Numpy implements a solution that is designed to have all the pros and none of the cons above.

      Create Python scalar types for all of the 21 types and also
      inherit from the three that already exist.  Define equivalent
      methods and attributes for these Python scalar types.

(Ibid.)

The Need for Zero-Rank Arrays

Once the idea to use zero-rank arrays to represent scalars was rejected, it was natural to consider whether zero-rank arrays can be eliminated alltogether. However there are some important use cases where zero-rank arrays cannot be replaced by array scalars. See also A case for rank-0 arrays.

  • Output arguments
    >>> y = int_(5)
    >>> add(5,5,x)
    array(10)
    >>> x
    array(10)
    >>> add(5,5,y)
    Traceback (most recent call last):
      File "<stdin>", line 1, in ?
    TypeError: return arrays must be of ArrayType
    
  • Shared data
    >>> x = array([1,2])
    >>> y = x[1:2]
    >>> y.shape = ()
    >>> y
    array(2)
    >>> x[1] = 20
    >>> y
    array(20)
    

Indexing of Zero-Rank Arrays

As of NumPy release 0.9.3, zero-rank arrays do not support any indexing

>>> x[...]
Traceback (most recent call last):
  File "<stdin>", line 1, in ?
IndexError: 0-d arrays can't be indexed.

On the other hand there are several cases that make sense for rank-zero arrays.

Ellipsis and empty tuple

Sasha started a discussion on scipy-dev with the folowing proposal:

... it may be reasonable to allow a[...].  This way
ellipsis can be interpereted as any number of  ":"s including zero. 
Another subscript operation that makes sense for scalars would be
a[...,newaxis] or even a[{newaxis, }* ..., {newaxis,}*], where 
{newaxis,}* stands for any number of comma-separated newaxis tokens. 
This will allow one to use ellipsis in generic code that would work on
any numpy type. 

The idea to allow increasing the rank of zero-rank arrays with [..., newaxis] was originally proposed by Sebastien.

Francesc Altet supported the idea of [...] on zero-rank arrays and suggested that [()] be supported as well.

Francesc's proposal was:

In [65]: type(numpy.array(0)[...])
Out[65]: <type 'numpy.ndarray'>

In [66]: type(numpy.array(0)[()])   # Indexing a la numarray
Out[66]: <type 'int32_arrtype'>

In [67]: type(numpy.array(0).item())  # already works
Out[67]: <type 'int'>

There is a consensus that for a zero-rank array x, both x[...] and x[()] should be valid, but the question remains on what should be the type of the result - zero rank ndarray or x.dtype?

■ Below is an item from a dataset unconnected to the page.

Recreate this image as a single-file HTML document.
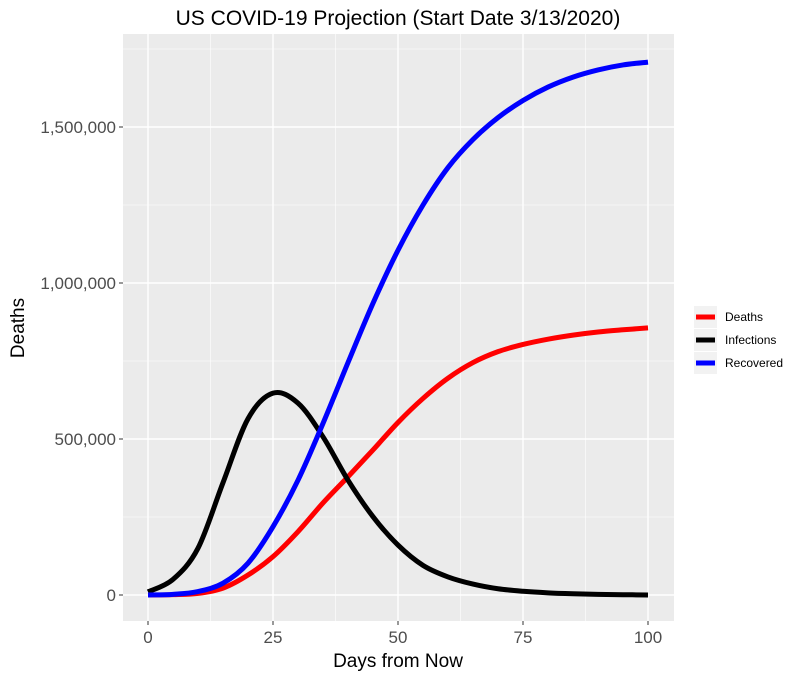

(Sasha) First, whatever choice is made for x[...] and x[()] they should be the same because ... is just syntactic sugar for "as many : as necessary", which in the case of zero rank leads to ... = (:,)*0 = (). Second, rank zero arrays and numpy scalar types are interchangeable within numpy, but numpy scalars can be use in some python constructs where ndarrays can't. For example:

>>> (1,)[array(0)]
Traceback (most recent call last):
  File "<stdin>", line 1, in ?
TypeError: tuple indices must be integers
>>> (1,)[int32(0)]
1

Since most if not all numpy function automatically convert zero-rank arrays to scalars on return, there is no reason for [...] and [()] operations to be different.

See changeset:1864 for implementation of x[...] and x[()] returning numpy scalars.

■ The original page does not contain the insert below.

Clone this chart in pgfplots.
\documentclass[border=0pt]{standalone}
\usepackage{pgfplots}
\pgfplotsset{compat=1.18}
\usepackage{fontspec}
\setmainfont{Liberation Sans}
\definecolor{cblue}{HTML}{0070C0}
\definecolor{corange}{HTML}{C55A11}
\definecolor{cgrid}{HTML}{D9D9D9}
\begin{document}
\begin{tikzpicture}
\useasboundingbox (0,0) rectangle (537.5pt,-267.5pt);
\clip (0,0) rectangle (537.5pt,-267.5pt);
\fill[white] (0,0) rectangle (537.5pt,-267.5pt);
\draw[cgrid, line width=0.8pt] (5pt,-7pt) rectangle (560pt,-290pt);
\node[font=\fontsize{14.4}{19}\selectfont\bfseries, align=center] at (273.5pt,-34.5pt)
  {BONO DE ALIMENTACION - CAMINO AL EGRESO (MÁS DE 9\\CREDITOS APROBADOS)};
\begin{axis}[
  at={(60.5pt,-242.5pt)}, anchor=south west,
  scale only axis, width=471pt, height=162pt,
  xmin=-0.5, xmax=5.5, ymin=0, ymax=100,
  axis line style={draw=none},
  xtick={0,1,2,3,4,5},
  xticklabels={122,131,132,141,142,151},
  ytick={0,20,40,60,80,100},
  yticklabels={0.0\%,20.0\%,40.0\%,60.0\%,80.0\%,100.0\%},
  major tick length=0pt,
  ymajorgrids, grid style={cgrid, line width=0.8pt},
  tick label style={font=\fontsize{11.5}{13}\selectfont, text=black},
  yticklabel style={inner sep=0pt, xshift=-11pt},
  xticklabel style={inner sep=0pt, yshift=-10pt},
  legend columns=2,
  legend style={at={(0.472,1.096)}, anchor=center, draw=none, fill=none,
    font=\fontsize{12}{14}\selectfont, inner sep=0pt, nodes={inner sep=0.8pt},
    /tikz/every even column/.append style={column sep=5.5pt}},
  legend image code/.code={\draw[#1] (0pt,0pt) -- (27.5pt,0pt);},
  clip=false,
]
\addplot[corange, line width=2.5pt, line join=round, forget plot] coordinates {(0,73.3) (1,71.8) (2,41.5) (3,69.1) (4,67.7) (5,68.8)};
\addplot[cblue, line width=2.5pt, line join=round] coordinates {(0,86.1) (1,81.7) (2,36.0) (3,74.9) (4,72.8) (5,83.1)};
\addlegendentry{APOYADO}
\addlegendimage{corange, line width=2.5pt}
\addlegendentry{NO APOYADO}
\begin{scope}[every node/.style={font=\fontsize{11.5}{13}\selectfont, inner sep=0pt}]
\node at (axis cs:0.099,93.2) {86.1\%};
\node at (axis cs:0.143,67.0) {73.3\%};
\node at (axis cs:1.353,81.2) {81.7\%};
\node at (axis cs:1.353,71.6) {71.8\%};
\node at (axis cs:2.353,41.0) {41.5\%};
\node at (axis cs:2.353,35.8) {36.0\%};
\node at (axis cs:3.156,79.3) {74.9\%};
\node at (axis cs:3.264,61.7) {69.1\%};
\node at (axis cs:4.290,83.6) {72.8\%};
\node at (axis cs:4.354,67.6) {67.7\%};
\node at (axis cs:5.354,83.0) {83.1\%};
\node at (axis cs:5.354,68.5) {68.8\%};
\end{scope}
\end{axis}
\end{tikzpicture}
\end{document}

See changeset:1866 for implementation of x[...] = v and x[()] = v.

Increasing rank with newaxis

Everyone who commented liked this feature, so as of changeset:1871 any number of ellipses and newaxis tokens can be placed as a subscript argument for a zero-rank array. For example:

>>> x = array(1)
>>> x[newaxis,...,newaxis,...]
array([[1]])

It is not clear why more than one ellipsis should be allowed, but this is the behavior of higher rank arrays that we are trying to preserve.

Refactoring

Currently all indexing on zero-rank arrays is implemented in a special if (nd == 0) branch of code that used to always raise an index error. This ensures that the changes do not affect any existing usage (except, the usage that relies on exceptions). On the other hand part of motivation for these changes was to make behavior of ndarrays more uniform and this should allow to eliminate if (nd == 0) checks alltogether.